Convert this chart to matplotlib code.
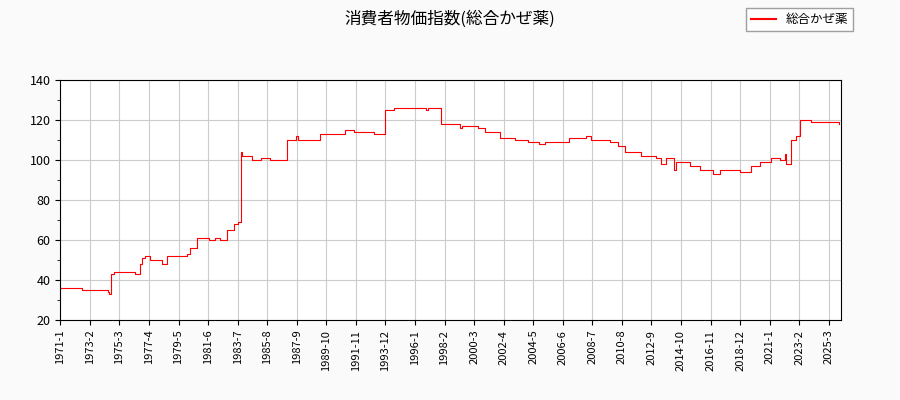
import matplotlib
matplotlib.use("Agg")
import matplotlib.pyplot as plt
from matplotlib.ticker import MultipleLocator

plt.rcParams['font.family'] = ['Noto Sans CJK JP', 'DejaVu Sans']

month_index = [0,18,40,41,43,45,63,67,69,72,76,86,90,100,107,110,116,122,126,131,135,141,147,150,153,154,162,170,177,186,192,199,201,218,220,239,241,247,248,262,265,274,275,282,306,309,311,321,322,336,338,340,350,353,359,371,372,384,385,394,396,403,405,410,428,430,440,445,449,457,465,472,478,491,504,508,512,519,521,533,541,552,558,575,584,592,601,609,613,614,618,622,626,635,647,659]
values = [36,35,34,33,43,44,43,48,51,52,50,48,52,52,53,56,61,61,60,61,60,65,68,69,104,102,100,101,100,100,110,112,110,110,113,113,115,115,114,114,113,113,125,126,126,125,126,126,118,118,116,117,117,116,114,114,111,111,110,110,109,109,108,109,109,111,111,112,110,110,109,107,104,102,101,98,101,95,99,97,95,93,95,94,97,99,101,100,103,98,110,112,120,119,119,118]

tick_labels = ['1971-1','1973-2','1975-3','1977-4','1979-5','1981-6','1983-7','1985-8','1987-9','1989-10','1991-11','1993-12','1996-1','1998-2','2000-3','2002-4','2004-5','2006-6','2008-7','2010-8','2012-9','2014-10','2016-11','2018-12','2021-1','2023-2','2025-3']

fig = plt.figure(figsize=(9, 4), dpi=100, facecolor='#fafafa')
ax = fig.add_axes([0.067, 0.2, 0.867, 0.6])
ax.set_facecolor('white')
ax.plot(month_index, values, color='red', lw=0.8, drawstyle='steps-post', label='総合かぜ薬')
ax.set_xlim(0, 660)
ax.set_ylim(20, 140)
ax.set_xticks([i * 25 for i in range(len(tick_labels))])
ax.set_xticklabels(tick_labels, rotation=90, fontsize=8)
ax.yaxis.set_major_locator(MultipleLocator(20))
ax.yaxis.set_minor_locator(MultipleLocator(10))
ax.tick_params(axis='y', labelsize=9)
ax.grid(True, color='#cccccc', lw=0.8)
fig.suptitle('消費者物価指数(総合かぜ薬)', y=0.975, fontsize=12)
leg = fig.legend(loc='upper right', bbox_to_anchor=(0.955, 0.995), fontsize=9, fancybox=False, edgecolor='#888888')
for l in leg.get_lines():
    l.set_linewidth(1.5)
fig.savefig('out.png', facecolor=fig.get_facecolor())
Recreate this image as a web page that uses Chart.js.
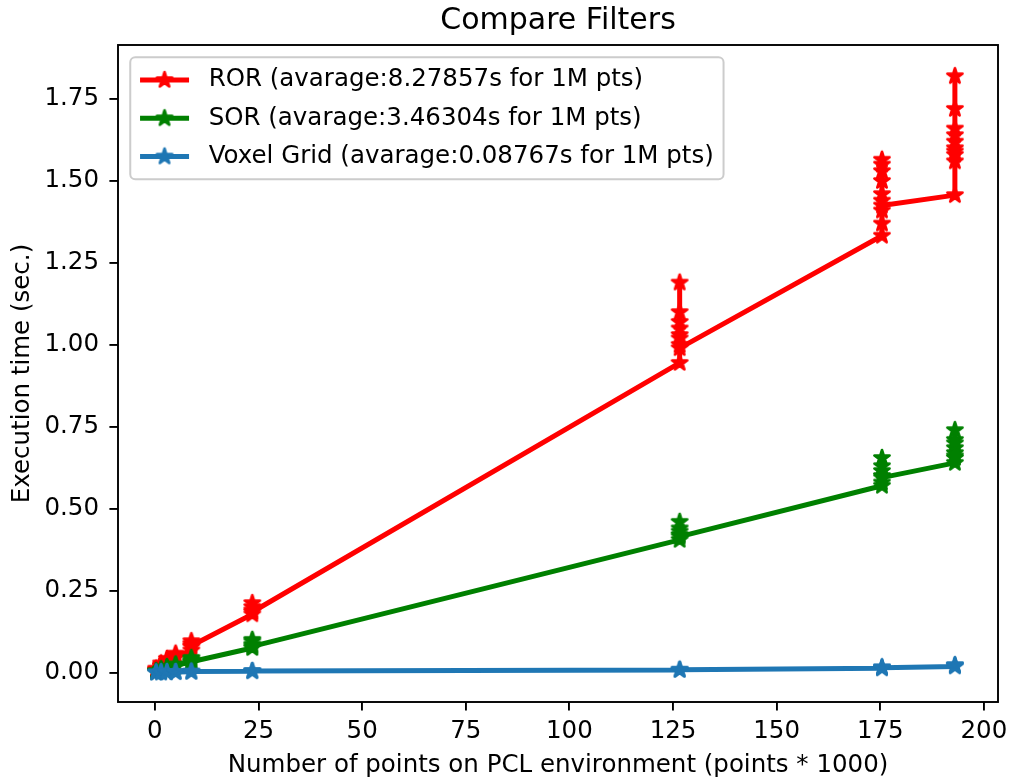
▬▬▬▬▬▬▬▬▬▬
→ **Given instruction**
Restate the data above word for word. Skip every picture.

→ **Response to the exercise**
Convert this chart to matplotlib code.
import matplotlib
matplotlib.use("Agg")
import matplotlib.pyplot as plt
from matplotlib.ticker import MultipleLocator

plt.rcParams['font.family'] = ['Noto Sans CJK JP', 'DejaVu Sans']

month_index = [0,18,40,41,43,45,63,67,69,72,76,86,90,100,107,110,116,122,126,131,135,141,147,150,153,154,162,170,177,186,192,199,201,218,220,239,241,247,248,262,265,274,275,282,306,309,311,321,322,336,338,340,350,353,359,371,372,384,385,394,396,403,405,410,428,430,440,445,449,457,465,472,478,491,504,508,512,519,521,533,541,552,558,575,584,592,601,609,613,614,618,622,626,635,647,659]
values = [36,35,34,33,43,44,43,48,51,52,50,48,52,52,53,56,61,61,60,61,60,65,68,69,104,102,100,101,100,100,110,112,110,110,113,113,115,115,114,114,113,113,125,126,126,125,126,126,118,118,116,117,117,116,114,114,111,111,110,110,109,109,108,109,109,111,111,112,110,110,109,107,104,102,101,98,101,95,99,97,95,93,95,94,97,99,101,100,103,98,110,112,120,119,119,118]

tick_labels = ['1971-1','1973-2','1975-3','1977-4','1979-5','1981-6','1983-7','1985-8','1987-9','1989-10','1991-11','1993-12','1996-1','1998-2','2000-3','2002-4','2004-5','2006-6','2008-7','2010-8','2012-9','2014-10','2016-11','2018-12','2021-1','2023-2','2025-3']

fig = plt.figure(figsize=(9, 4), dpi=100, facecolor='#fafafa')
ax = fig.add_axes([0.067, 0.2, 0.867, 0.6])
ax.set_facecolor('white')
ax.plot(month_index, values, color='red', lw=0.8, drawstyle='steps-post', label='総合かぜ薬')
ax.set_xlim(0, 660)
ax.set_ylim(20, 140)
ax.set_xticks([i * 25 for i in range(len(tick_labels))])
ax.set_xticklabels(tick_labels, rotation=90, fontsize=8)
ax.yaxis.set_major_locator(MultipleLocator(20))
ax.yaxis.set_minor_locator(MultipleLocator(10))
ax.tick_params(axis='y', labelsize=9)
ax.grid(True, color='#cccccc', lw=0.8)
fig.suptitle('消費者物価指数(総合かぜ薬)', y=0.975, fontsize=12)
leg = fig.legend(loc='upper right', bbox_to_anchor=(0.955, 0.995), fontsize=9, fancybox=False, edgecolor='#888888')
for l in leg.get_lines():
    l.set_linewidth(1.5)
fig.savefig('out.png', facecolor=fig.get_facecolor())
Recreate this image as a web page that uses Chart.js.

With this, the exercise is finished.